The problematic “m” word in this week’s question is not “Mormonism” but “mainstream”: If you tell me where the mainstream is, I’ll tell you if the Mormons are in it.
There are surely more people who call themselves Christians in America than there are anything else, but the spectrum of their far more than 57 different varieties is so diverse, and there are now so many other religions in America, that it is hard to be certain precisely where the Mormons fit in. All that most Americans know about Mormons is that the men have lots and lots of wives, which isn’t true; but then, what most people know about most religions, including their own, isn’t true.

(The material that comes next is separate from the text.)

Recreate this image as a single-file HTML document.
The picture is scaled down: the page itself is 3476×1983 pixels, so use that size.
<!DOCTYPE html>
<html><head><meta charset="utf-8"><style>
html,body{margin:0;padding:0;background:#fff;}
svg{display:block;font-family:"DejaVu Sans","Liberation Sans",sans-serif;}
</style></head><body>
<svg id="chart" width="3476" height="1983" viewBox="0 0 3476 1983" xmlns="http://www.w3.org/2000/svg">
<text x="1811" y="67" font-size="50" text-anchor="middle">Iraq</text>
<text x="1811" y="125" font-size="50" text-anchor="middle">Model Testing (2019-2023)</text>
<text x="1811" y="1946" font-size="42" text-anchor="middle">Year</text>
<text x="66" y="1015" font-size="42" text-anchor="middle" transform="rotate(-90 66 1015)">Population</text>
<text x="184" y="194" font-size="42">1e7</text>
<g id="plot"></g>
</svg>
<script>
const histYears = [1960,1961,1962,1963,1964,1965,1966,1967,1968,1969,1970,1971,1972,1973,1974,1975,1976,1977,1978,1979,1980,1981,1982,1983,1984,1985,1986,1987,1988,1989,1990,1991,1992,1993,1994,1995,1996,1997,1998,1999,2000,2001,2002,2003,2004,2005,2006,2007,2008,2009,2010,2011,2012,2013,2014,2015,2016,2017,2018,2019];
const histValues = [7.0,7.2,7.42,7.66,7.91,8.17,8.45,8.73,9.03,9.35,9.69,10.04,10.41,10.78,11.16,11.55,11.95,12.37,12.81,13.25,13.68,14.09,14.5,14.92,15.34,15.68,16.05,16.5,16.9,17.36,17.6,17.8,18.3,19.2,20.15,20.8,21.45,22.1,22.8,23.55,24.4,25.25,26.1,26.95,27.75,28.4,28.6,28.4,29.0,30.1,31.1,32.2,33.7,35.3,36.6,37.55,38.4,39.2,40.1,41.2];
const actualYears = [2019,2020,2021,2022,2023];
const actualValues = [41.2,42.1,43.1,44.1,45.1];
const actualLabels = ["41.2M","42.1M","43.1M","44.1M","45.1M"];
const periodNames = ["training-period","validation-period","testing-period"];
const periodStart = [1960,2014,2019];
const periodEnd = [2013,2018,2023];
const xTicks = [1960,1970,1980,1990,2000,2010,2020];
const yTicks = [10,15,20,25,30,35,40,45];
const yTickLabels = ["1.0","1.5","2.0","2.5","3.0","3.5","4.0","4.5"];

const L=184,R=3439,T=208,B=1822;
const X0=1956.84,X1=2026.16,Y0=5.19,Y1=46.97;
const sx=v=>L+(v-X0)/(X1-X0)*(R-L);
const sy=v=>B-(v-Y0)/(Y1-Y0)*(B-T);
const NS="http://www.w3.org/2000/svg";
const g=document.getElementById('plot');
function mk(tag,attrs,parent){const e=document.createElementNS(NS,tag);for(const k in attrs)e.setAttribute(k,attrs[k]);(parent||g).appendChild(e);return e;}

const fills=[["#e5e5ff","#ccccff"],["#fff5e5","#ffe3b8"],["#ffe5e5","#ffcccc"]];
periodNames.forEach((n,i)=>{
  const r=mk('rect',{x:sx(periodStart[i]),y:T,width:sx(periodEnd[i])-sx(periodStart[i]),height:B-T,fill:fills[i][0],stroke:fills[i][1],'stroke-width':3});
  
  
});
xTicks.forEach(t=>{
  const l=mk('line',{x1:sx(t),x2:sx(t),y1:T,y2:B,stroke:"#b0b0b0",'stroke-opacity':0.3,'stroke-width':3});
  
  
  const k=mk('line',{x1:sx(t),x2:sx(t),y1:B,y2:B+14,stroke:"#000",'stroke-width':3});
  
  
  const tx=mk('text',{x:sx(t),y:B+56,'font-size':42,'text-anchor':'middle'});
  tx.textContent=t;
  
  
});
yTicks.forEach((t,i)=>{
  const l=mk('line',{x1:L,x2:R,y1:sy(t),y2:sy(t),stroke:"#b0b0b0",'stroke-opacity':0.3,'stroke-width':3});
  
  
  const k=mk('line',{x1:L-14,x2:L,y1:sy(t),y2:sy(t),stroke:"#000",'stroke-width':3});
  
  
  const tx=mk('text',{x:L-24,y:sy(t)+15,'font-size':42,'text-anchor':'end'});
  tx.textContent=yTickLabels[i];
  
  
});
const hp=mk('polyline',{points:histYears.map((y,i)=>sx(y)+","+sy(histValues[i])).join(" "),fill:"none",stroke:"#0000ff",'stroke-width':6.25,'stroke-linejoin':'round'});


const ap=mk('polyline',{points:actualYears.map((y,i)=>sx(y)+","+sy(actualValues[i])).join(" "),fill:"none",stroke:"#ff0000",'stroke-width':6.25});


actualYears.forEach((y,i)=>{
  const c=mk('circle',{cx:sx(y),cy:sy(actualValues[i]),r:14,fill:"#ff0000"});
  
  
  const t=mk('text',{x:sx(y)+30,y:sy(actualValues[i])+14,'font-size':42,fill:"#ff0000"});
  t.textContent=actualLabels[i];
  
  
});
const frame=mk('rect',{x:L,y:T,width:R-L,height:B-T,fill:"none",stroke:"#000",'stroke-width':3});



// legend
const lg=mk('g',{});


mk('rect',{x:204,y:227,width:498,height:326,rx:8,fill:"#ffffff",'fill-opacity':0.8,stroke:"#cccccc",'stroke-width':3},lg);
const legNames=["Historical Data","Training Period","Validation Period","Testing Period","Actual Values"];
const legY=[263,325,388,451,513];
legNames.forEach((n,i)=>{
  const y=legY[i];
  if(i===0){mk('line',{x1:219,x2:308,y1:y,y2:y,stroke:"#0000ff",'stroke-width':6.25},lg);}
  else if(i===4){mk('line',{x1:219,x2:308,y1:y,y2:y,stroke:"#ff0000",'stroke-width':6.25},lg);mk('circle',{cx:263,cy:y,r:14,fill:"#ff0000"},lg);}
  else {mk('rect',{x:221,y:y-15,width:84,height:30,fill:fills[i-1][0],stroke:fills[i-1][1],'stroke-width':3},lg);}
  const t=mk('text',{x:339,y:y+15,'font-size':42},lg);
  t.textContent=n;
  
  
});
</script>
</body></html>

Most people have a mental map of the religious landscape of America just as screwy as the map that Saul Steinberg constructed his famous view of the world looking West from Manhattan, with New Jersey and points beyond it an increasingly distorted brown blur; on this map, the Mormons occupy roughly the space that Steinberg allotted to, say, Utah. Peripheral people such as Jews, not to mention American Muslims, probably have a more realistic map in their heads than “mainstream” Christians have, for they are at least well aware that, whoever it is that occupies the Archimedean point from which the Steinberg snap-shot is taken, it’s not them.

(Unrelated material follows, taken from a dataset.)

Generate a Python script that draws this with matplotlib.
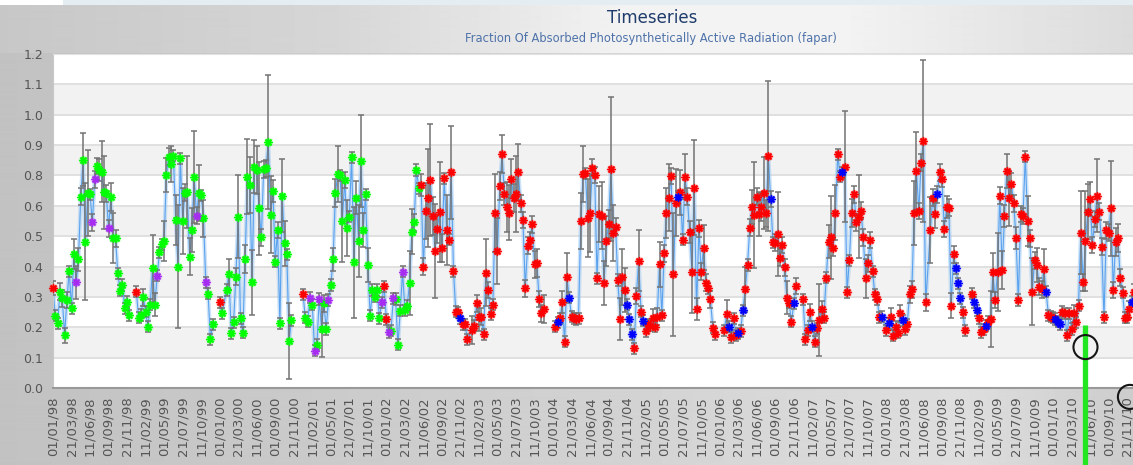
import numpy as np
import matplotlib.pyplot as plt
from matplotlib.patches import Rectangle

# dekad index counted from 01/01/98 (three dekads per month)
dekad = [*range(0, 34), *range(36, 70), 72, 73, *range(75, 104), *range(108, 180),
         *range(181, 213), *range(217, 287), *range(290, 322), *range(324, 359),
         *range(360, 378), *range(379, 395), *range(397, 468)]

fapar = [
    # 1998
    .358, .259, .232, .346, .322, .190, .316, .420, .286, .480,
    .380, .462, .687, .820, .526, .700, .696, .595, .750, .798,
    .783, .777, .703, .700, .574, .687, .538, .538, .412, .350,
    .370, .286, .310, .262,
    # 1999
    .346, .253, .262, .326, .274, .220, .300, .430, .300, .404,
    .487, .516, .528, .765, .831, .805, .835, .603, .436, .825,
    .600, .702, .705, .472, .568, .759, .619, .700, .693, .610,
    .380, .338, .175, .229,
    .308, .268, .352, .408, .196, .236, .400,
    # 2000
    .616, .250, .199, .462, .759, .729, .380, .795, .783, .645,
    .541, .786, .789, .883, .622, .708, .454, .568, .232, .691,
    .520, .480, .170, .244,
    # 2001 - 2002
    .337, .253, .238, .325, .300, .134, .155, .320, .212, .304,
    .212, .316, .370, .462, .700, .768, .765, .600, .747, .576,
    .616, .829, .451, .684, .528, .816, .568, .696, .442, .259,
    .352, .328, .352, .250, .308, .366, .247, .200, .206, .322,
    .320, .155, .277, .418, .280, .295, .376, .562, .595, .783,
    .717,
    # 2002 - 2003
    .729, .436, .637, .681, .747, .618, .492, .571, .631, .504,
    .753, .568, .532, .775, .420, .274, .272, .250, .229, .229,
    .175,
    .208, .224, .304, .256, .256, .193, .414, .352, .266, .300,
    .630, .492, .726, .841, .696, .651, .630, .751, .684, .696,
    .775, .663, .604, .358, .511, .532, .588, .444, .448, .320,
    .268, .284,
    # 2004 - 2006
    .220, .236, .250, .308, .166, .400, .325, .256, .250, .248,
    .250, .600, .768, .771, .610, .630, .792, .765, .394, .624,
    .619, .378, .528, .588, .787, .558, .580, .388, .247, .400,
    .352, .300, .247, .193, .143, .331, .457, .274, .242, .205,
    .229, .224, .253, .220, .256, .444, .262, .484, .630, .684,
    .762, .408, .666, .687, .703, .532, .759, .687, .560, .418,
    .720, .284, .574, .418, .504, .378, .358, .319, .217, .194,
    .208, .266, .220, .182, .250, .190, .196, .205, .280, .354,
    .442, .576, .651, .622, .687, .625, .651, .700, .627, .834,
    .679, .523,
    # 2006 - 2008
    .522, .553, .468, .514, .434, .325, .306, .238, .304, .366,
    .319, .175, .208, .272, .220, .166, .214, .244, .284, .253,
    .396, .526, .541, .504, .630, .840, .759, .775, .795, .344,
    .459, .630, .696, .595, .616, .637, .541, .394, .448, .532,
    .420, .337, .320, .254, .256,
    .208, .232, .256, .188, .220, .199, .268, .244, .211, .229,
    .337, .354, .627, .780, .636, .810, .887, .308,
    .568, .684, .625, .696, .775, .751, .571, .651, .648, .296,
    .480,
    # 2008 - 2010
    .430, .376, .322, .272, .208,
    .338, .308, .280, .250, .200, .211, .224, .238, .247, .416,
    .316, .416, .691, .424, .618, .780, .681, .733, .663, .538,
    .316, .625, .618, .831, .600, .538, .346, .459, .442, .364,
    .354, .428, .346, .262, .256, .253, .248, .238, .229, .274,
    .268, .190, .268, .212, .268, .236, .295, .558, .380, .529,
    .634, .679, .514, .607, .691, .634, .508, .254, .566, .558,
    .646, .352, .526, .540, .396, .343, .253, .254, .283, .310,
    .344,
]

fapar_sd = [
    .025, .02, .02, .03, .03, .027, .03, .02, .02, .054,
    .06, .04, .03, .095, .21, .155, .02, .03, .03, .03,
    .04, .11, .13, .03, .03, .05, .09, .03, .02, .02,
    .02, .02, .02, .02,
    .02, .02, .022, .03, .02, .02, .02, .12, .04, .02,
    .02, .02, .073, .06, .03, .065, .02, .09, .22, .02,
    .12, .03, .13, .066, .08, .165, .03, .10, .02, .067,
    .02, .02, .02, .02,
    .02, .02, .02, .055, .02, .02, .03,
    .15, .02, .02, .05, .135, .10, .117, .095, .087, .168,
    .03, .03, .03, .24, .138, .04, .02, .03, .02, .13,
    .08, .02, .137, .02,
    .02, .02, .02, .02, .02, .02, .02, .02, .10, .03,
    .02, .02, .02, .04, .05, .10, .02, .147, .03, .10,
    .02, .02, .20, .06, .13, .165, .06, .02, .06, .02,
    .02, .02, .02, .02, .02, .02, .02, .02, .02, .02,
    .02, .02, .02, .02, .02, .02, .115, .08, .03, .02,
    .02,
    .04, .03, .10, .176, .20, .07, .17, .05, .18, .05,
    .02, .127, .02, .168, .02, .02, .02, .02, .02, .02,
    .02,
    .05, .02, .03, .05, .03, .02, .12, .03, .02, .02,
    .14, .12, .05, .067, .04, .09, .10, .07, .05, .137,
    .10, .03, .03, .03, .03, .03, .03, .05, .05, .03,
    .03, .05,
    .02, .02, .02, .04, .02, .086, .02, .02, .02, .02,
    .02, .10, .10, .02, .14, .14, .03, .03, .02, .10,
    .12, .08, .09, .05, .26, .10, .03, .02, .076, .10,
    .08, .02, .02, .02, .02, .03, .11, .02, .02, .02,
    .02, .02, .03, .02, .03, .08, .02, .03, .09, .12,
    .03, .22, .12, .02, .08, .02, .08, .03, .04, .15,
    .17, .04, .03, .03, .08, .03, .02, .03, .02, .02,
    .02, .05, .02, .02, .02, .02, .02, .02, .02, .08,
    .02, .03, .06, .19, .03, .08, .05, .13, .05, .27,
    .03, .02,
    .03, .15, .03, .03, .03, .06, .02, .02, .02, .03,
    .02, .02, .02, .03, .02, .02, .02, .13, .03, .02,
    .02, .06, .15, .03, .10, .02, .02, .02, .20, .02,
    .02, .05, .03, .03, .15, .03, .03, .07, .03, .03,
    .02, .02, .02, .02, .02,
    .02, .02, .03, .02, .02, .02, .03, .02, .02, .02,
    .03, .03, .115, .14, .03, .03, .29, .03,
    .12, .03, .05, .03, .03, .03, .03, .04, .03, .045,
    .03,
    .02, .02, .02, .02, .02,
    .02, .02, .02, .02, .02, .02, .02, .02, .10, .07,
    .03, .14, .03, .07, .04, .06, .10, .04, .03, .04,
    .02, .03, .03, .02, .09, .03, .12, .03, .06, .03,
    .03, .07, .02, .02, .02, .02, .02, .02, .02, .02,
    .02, .02, .02, .02, .03, .02, .02, .15, .03, .18,
    .10, .06, .03, .03, .13, .03, .03, .02, .03, .03,
    .17, .03, .05, .05, .03, .02, .02, .02, .03, .02,
    .03,
]

# source of each dekad value: green until mid 2002, red afterwards,
# with purple / blue / red exceptions listed by dekad
green_until = 159
red_dekads = [0, 36, 72, 108, 143, 144]
purple_dekads = [10, 17, 18, 24, 45, 62, 66, 111, 113, 115, 119, 142, 145, 147, 151]
blue_dekads = [176, 218, 223, 248, 249, 250, 255, 270, 292, 296, 298, 310, 320, 328,
               341, 358, 361, 367, 382, 390, 391, 392, 398, 399, 403, 429, 433, 434,
               435, 466]

source_colors = {'g': '#00ff00', 'r': '#ff0000', 'b': '#0000ff', 'p': '#a52cf0'}

ytick_labels = ['0.0', '0.1', '0.2', '0.3', '0.4', '0.5', '0.6', '0.8', '0.9', '1.0', '1.1', '1.2']
xtick_labels = [
    '01/01/98', '21/03/98', '11/06/98', '01/09/98', '21/11/98', '11/02/99', '01/05/99', '21/07/99', '11/10/99',
    '01/01/00', '21/03/00', '11/06/00', '01/09/00', '21/11/00', '11/02/01', '01/05/01', '21/07/01', '11/10/01',
    '01/01/02', '21/03/02', '11/06/02', '01/09/02', '21/11/02', '11/02/03', '01/05/03', '21/07/03', '11/10/03',
    '01/01/04', '21/03/04', '11/06/04', '01/09/04', '21/11/04', '11/02/05', '01/05/05', '21/07/05', '11/10/05',
    '01/01/06', '21/03/06', '11/06/06', '01/09/06', '21/11/06', '11/02/07', '01/05/07', '21/07/07', '11/10/07',
    '01/01/08', '21/03/08', '11/06/08', '01/09/08', '21/11/08', '11/02/09', '01/05/09', '21/07/09', '11/10/09',
    '01/01/10', '21/03/10', '11/06/10', '01/09/10', '21/11/10',
]

cursor_dekad, cursor_level = 446, 0.147
handle_dekad, handle_level = 465.2, -0.032

assert len(dekad) == len(fapar) == len(fapar_sd)

flags = []
for d in dekad:
    if d in blue_dekads:
        flags.append('b')
    elif d in purple_dekads:
        flags.append('p')
    elif d in red_dekads or d >= green_until:
        flags.append('r')
    else:
        flags.append('g')

W, H = 1133, 465
fig = plt.figure(figsize=(W / 100, H / 100), dpi=100)

# grey panel gradient behind everything
bg = fig.add_axes([0, 0, 1, 1], zorder=-5)
cols = np.linspace(0, 1, W)
top_shade = np.interp(cols, [0, .3, .55, .75, 1], [.78, .84, .95, .95, .86])
low_shade = np.interp(cols, [0, .5, .85, 1], [.76, .82, .87, .80])
shade = np.vstack([np.tile(top_shade, (54, 1)), np.tile(low_shade, (H - 54, 1))])
bg.imshow(shade, cmap='gray', vmin=0, vmax=1, aspect='auto', extent=[0, 1, 0, 1],
          origin='upper', interpolation='bilinear')
bg.axis('off')
fig.patches.append(Rectangle((0, 1 - 5 / H), 63 / W, 5 / H, transform=fig.transFigure,
                             facecolor='white', edgecolor='none', zorder=-1))
fig.patches.append(Rectangle((63 / W, 1 - 5 / H), 1 - 63 / W, 5 / H, transform=fig.transFigure,
                             facecolor='#e4eef2', edgecolor='none', zorder=-1))

ax = fig.add_axes([53 / W, 77 / H, 1080 / W, 334 / H])
ax.set_facecolor('white')
ax.set_xlim(0, 1080 / 2.315)
ax.set_ylim(0, 1.2)

yt = np.linspace(0, 1.2, len(ytick_labels))
for i in range(len(yt) - 1):
    if i % 2 == 1:
        ax.axhspan(yt[i], yt[i + 1], color='#f2f2f2', lw=0, zorder=0)
for y in yt[1:-1]:
    ax.axhline(y, color='#e0e0e0', lw=1.4, zorder=0.5)

# connecting line, broken where dekads are missing
xs, ys = [], []
for i, (d, v) in enumerate(zip(dekad, fapar)):
    if i and d - dekad[i - 1] > 2:
        xs.append(np.nan)
        ys.append(np.nan)
    xs.append(d)
    ys.append(v)
ax.plot(xs, ys, color='#9ec9f3', lw=3.0, alpha=0.5, zorder=2, solid_capstyle='round')
ax.plot(xs, ys, color='#5aa2ee', lw=0.8, zorder=2.1)

ax.errorbar(dekad, fapar, yerr=fapar_sd, fmt='none', ecolor='#737373', elinewidth=1.1,
            capsize=2.2, capthick=1.1, zorder=3)

x = np.array(dekad)
y = np.array(fapar)
for key, color in source_colors.items():
    sel = [i for i, f in enumerate(flags) if f == key]
    if not sel:
        continue
    ax.scatter(x[sel], y[sel], s=48, color=color, alpha=0.22, linewidths=0,
               marker='o', zorder=4, clip_on=False)
    ax.scatter(x[sel], y[sel], s=24, marker=(8, 2, 0), color=color, linewidths=1.1,
               zorder=5, clip_on=False)

# current dekad cursor
ax.plot([cursor_dekad, cursor_dekad], [0.226, -0.32], color='#22e622', lw=3.8,
        clip_on=False, zorder=6, solid_capstyle='butt')
ax.scatter([cursor_dekad, handle_dekad], [cursor_level, handle_level], s=300,
           facecolors='none', edgecolors='#151515', linewidths=1.5, clip_on=False, zorder=7)

ax.set_yticks(yt, ytick_labels)
ax.set_xticks(np.arange(0, 8 * len(xtick_labels), 8), xtick_labels, rotation=90)
ax.tick_params(axis='y', length=0, pad=7, labelsize=9, labelcolor='#555555')
ax.tick_params(axis='x', length=0, pad=6, labelsize=9.5, labelcolor='#555555')
ax.spines['right'].set_visible(False)
ax.spines['top'].set_color('#e2e2e2')
ax.spines['left'].set_color('#c8c8c8')
ax.spines['bottom'].set_color('#999999')
ax.spines['bottom'].set_linewidth(1.5)

fig.text(652 / W, 1 - 18 / H, 'Timeseries', ha='center', va='center', fontsize=12,
         color='#1f3c6c')
fig.text(651 / W, 1 - 38 / H, 'Fraction Of Absorbed Photosynthetically Active Radiation (fapar)',
         ha='center', va='center', fontsize=8.3, color='#4e72aa')

fig.savefig('out.png', dpi=100)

For there really is no mainstream; there are just larger or smaller by-waters. And among those by-waters the Mormons might be grouped with the religions whom most Americans generally define, theologically speaking, as "those-people-who-knock-on-your-door-and-give-you-pamphlets,” or locate somewhere between the horse-drawn Amish and the covens of New-Age Pagans. Indeed, most people probably regard Mormons as closer to the imaginary epicenter of the unofficial ecclesiastical map than some of the even more exotic religions like Zen Buddhism or Tantrism.
So, on the one hand, Americans think that Mormons are a lot weirder than they really are, but, on the other hand, Americans have become more accepting of religions that they regard as weird (there’s a word for this: pluralism). But, alas, the two options posed by the question are hardly mutually exclusive: if Mormonism has in fact come to be regarded as a part of the mythical mainstream, that might make people all the more suspicious of it.
The history of religions has demonstrated time and time again that dominant religions that are disdainfully tolerant of small religious movements as long as they remain small become vengeful, jealous gods when the movements become fruitful and multiply. It’s more peaceful back in the by-waters.